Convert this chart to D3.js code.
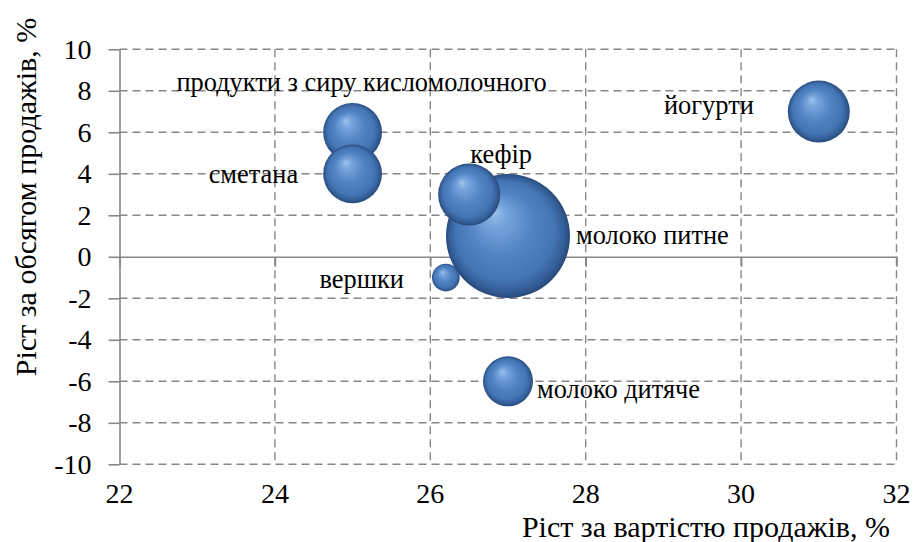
<!DOCTYPE html>
<html>
<head>
<meta charset="utf-8">
<script src="https://cdn.jsdelivr.net/npm/d3@7/dist/d3.min.js"></script>
</head>
<body style="margin:0;background:#fff">
<svg id="chart" width="915" height="542" style="display:block"></svg>
<script>
// Dairy product groups: growth by sales value (x, %) vs growth by sales volume (y, %),
// bubble area = share of the segment.
const products     = ["молоко питне", "кефір", "йогурти", "продукти з сиру кисломолочного", "сметана", "молоко дитяче", "вершки"];
const valueGrowth  = [27, 26.5, 31, 25, 25, 27, 26.2];
const volumeGrowth = [1, 3, 7, 6, 4, -6, -1];
const shares       = [40, 10, 10, 9, 9, 6.5, 2];

const xTicks = [22, 24, 26, 28, 30, 32];
const yTicks = [-10, -8, -6, -4, -2, 0, 2, 4, 6, 8, 10];
const xTitle = "Ріст за вартістю продажів, %";
const yTitle = "Ріст за обсягом продажів, %";

const serif = '"Liberation Serif", Tinos, Times, "Times New Roman", serif';
const svg = d3.select("#chart");
const gridColor = "#878787";

// apply the serif face both as attribute and inline style
function serifText(sel, size) {
  return sel.attr("font-family", serif)
    .attr("font-size", size)
    .style("font-family", serif)
    .style("font-size", size + "px");
}

const x = d3.scaleLinear().domain([22, 32]).range([119.5, 896.5]);
const y = d3.scaleLinear().domain([-10, 10]).range([464.3, 49.3]);
const r = d3.scaleSqrt().domain([0, 40]).range([0, 62]);

// sphere shading
const defs = svg.append("defs");
const grad = defs.append("radialGradient")
  .attr("id", "sphere")
  .attr("cx", "50%").attr("cy", "50%").attr("r", "50%")
  .attr("fx", "38%").attr("fy", "30%");
[
  [0, "#9cc3ee"],
  [0.18, "#77a4dc"],
  [0.5, "#5284c4"],
  [0.8, "#4374b3"],
  [0.93, "#335d96"],
  [1, "#27497a"]
].forEach(([o, c]) => grad.append("stop").attr("offset", o).attr("stop-color", c));

defs.append("filter").attr("id", "soft")
  .attr("x", "-10%").attr("y", "-10%").attr("width", "120%").attr("height", "120%")
  .append("feGaussianBlur").attr("stdDeviation", 0.7);

// grid
const grid = svg.append("g");
grid.selectAll("line.h")
  .data(yTicks.filter(d => d !== 0))
  .join("line")
  .attr("x1", x(22)).attr("x2", x(32))
  .attr("y1", d => y(d)).attr("y2", d => y(d))
  .attr("stroke", gridColor).attr("stroke-width", 1.4)
  .attr("stroke-dasharray", "8,5");
grid.selectAll("line.v")
  .data(xTicks.filter(d => d !== 22))
  .join("line")
  .attr("x1", d => x(d)).attr("x2", d => x(d))
  .attr("y1", y(10)).attr("y2", y(-10))
  .attr("stroke", gridColor).attr("stroke-width", 1.4)
  .attr("stroke-dasharray", "8,5");

// y axis at x = 22
const yAxis = svg.append("g")
  .attr("transform", `translate(${x(22)},0)`)
  .call(d3.axisLeft(y).tickValues(yTicks).tickSize(11).tickPadding(17).tickSizeOuter(0)
    .tickFormat(d => String(d)));
yAxis.attr("font-family", serif).attr("font-size", 28);
yAxis.select(".domain").attr("stroke", gridColor).attr("stroke-width", 1.6);
yAxis.selectAll(".tick line").attr("stroke", gridColor).attr("stroke-width", 1.6);
serifText(yAxis.selectAll(".tick text"), 28).attr("fill", "#000");

// x axis line at y = 0, labels along the bottom
const xAxis = svg.append("g")
  .attr("transform", `translate(0,${y(0)})`)
  .call(d3.axisBottom(x).tickValues(xTicks).tickSize(10).tickSizeOuter(0).tickFormat(""));
xAxis.select(".domain").attr("stroke", gridColor).attr("stroke-width", 1.6);
xAxis.selectAll(".tick line").attr("stroke", gridColor).attr("stroke-width", 1.6);

serifText(svg.append("g").selectAll("text")
  .data(xTicks)
  .join("text")
  .attr("x", d => x(d))
  .attr("y", 503)
  .attr("text-anchor", "middle"), 28)
  .text(d => d);

// axis titles
serifText(svg.append("text")
  .attr("x", 890).attr("y", 537)
  .attr("text-anchor", "end"), 30)
  .text(xTitle);
serifText(svg.append("text")
  .attr("transform", "translate(36,197) rotate(-90)")
  .attr("text-anchor", "middle"), 30)
  .text(yTitle);

// bubbles, largest first so smaller ones sit on top
const pts = products.map((name, i) => ({
  name, vx: valueGrowth[i], vy: volumeGrowth[i], s: shares[i]
}));
const order = pts.slice().sort((a, b) => b.s - a.s || b.vy - a.vy);

svg.append("g").selectAll("circle")
  .data(order)
  .join("circle")
  .attr("cx", d => x(d.vx))
  .attr("cy", d => y(d.vy))
  .attr("r", d => r(d.s))
  .attr("fill", "url(#sphere)")
  .attr("filter", "url(#soft)");

// data labels
const placement = {
  "молоко питне":                   { dx: 6,   dy: 8,   anchor: "start", side: 1 },
  "кефір":                          { dx: 32,  dy: -32, anchor: "middle", side: 0 },
  "йогурти":                        { dx: -34, dy: 2,   anchor: "end", side: -1 },
  "продукти з сиру кисломолочного": { dx: 9,   dy: -41, anchor: "middle", side: 0 },
  "сметана":                        { dx: -25, dy: 9,   anchor: "end", side: -1 },
  "молоко дитяче":                  { dx: 4,   dy: 17,  anchor: "start", side: 1 },
  "вершки":                         { dx: -28, dy: 10,  anchor: "end", side: -1 }
};

serifText(svg.append("g").selectAll("text")
  .data(pts)
  .join("text")
  .attr("x", d => x(d.vx) + placement[d.name].side * r(d.s) + placement[d.name].dx)
  .attr("y", d => y(d.vy) + placement[d.name].dy)
  .attr("text-anchor", d => placement[d.name].anchor), 26.4)
  .text(d => d.name);
</script>
</body>
</html>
-----
### PROBLEM DESCRIPTION
Pick out every line with the string "chart" and copy it.

### SOLUTION TO THIS PROBLEM
Convert this chart to D3.js code.
<svg id="chart" width="915" height="542" style="display:block"></svg>
const svg = d3.select("#chart");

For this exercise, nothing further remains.